--- START INFORMATION SHOWN ---

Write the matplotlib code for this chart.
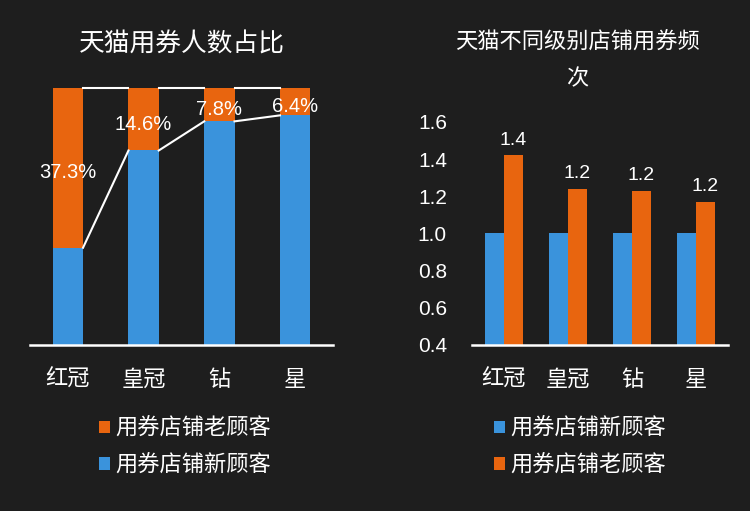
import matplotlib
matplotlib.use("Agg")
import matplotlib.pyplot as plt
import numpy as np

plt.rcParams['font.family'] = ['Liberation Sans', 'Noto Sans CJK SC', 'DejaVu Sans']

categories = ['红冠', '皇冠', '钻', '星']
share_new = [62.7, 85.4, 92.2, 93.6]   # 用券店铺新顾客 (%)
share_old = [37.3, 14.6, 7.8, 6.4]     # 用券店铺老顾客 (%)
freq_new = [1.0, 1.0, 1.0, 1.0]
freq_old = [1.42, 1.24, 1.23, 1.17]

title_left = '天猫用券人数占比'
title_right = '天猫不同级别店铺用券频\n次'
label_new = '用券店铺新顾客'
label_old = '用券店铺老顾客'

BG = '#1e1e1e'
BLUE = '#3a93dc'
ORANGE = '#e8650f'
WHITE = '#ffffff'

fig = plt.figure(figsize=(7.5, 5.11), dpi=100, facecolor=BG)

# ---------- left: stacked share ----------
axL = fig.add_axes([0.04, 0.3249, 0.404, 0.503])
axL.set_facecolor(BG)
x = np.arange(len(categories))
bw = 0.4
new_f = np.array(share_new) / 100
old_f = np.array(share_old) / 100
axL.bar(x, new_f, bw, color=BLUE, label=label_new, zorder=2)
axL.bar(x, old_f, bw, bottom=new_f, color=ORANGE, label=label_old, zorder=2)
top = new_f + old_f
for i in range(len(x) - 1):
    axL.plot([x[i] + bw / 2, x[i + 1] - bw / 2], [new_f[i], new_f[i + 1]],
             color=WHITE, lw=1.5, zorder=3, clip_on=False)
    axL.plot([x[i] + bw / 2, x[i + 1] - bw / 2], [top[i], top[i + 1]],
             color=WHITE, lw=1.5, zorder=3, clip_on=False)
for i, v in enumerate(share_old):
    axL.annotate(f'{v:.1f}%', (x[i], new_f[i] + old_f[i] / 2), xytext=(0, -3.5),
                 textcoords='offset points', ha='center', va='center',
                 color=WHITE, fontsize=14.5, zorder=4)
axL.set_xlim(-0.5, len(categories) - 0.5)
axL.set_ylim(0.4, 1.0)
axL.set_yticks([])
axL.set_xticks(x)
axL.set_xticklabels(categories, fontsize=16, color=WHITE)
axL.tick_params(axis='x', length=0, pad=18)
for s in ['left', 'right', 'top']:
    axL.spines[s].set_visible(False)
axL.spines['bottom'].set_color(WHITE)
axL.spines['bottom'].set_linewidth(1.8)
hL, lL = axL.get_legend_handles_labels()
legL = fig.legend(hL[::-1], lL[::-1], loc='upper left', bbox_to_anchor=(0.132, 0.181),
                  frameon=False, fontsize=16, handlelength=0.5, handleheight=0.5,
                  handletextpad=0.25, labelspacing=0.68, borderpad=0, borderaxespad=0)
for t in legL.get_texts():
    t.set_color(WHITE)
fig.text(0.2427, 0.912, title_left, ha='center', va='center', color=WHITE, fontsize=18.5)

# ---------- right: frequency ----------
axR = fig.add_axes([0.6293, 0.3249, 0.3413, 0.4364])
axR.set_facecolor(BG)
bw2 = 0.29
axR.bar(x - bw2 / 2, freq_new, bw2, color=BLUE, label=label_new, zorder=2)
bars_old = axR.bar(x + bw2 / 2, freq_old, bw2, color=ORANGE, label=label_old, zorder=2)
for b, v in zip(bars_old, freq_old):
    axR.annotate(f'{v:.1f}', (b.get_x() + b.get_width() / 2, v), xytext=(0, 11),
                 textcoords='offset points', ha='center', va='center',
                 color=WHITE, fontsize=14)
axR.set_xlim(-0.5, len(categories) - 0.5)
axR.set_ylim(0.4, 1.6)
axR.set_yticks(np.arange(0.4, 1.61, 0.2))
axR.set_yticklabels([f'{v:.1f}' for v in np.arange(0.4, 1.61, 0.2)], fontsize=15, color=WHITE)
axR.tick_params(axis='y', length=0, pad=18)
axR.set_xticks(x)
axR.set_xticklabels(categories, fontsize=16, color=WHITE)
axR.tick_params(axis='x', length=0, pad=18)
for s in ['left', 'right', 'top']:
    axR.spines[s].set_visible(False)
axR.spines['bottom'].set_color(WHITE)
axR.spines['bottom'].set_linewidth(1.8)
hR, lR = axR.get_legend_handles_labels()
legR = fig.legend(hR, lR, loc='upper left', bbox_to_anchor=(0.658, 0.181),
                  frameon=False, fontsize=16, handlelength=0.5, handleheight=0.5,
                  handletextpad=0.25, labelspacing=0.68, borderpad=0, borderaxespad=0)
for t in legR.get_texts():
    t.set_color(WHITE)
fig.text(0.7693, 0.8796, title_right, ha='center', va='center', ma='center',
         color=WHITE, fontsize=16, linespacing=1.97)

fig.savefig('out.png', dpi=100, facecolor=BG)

--- END INFORMATION SHOWN ---

DIRECTIONS:
Return only the lines running from the top of the data to the line that holds "plt.rcParams['font.family'] = ['Liberation". Include both of those lines, but skip the pictures.

FULL SOLUTION:
Write the matplotlib code for this chart.
import matplotlib
matplotlib.use("Agg")
import matplotlib.pyplot as plt
import numpy as np

plt.rcParams['font.family'] = ['Liberation Sans', 'Noto Sans CJK SC', 'DejaVu Sans']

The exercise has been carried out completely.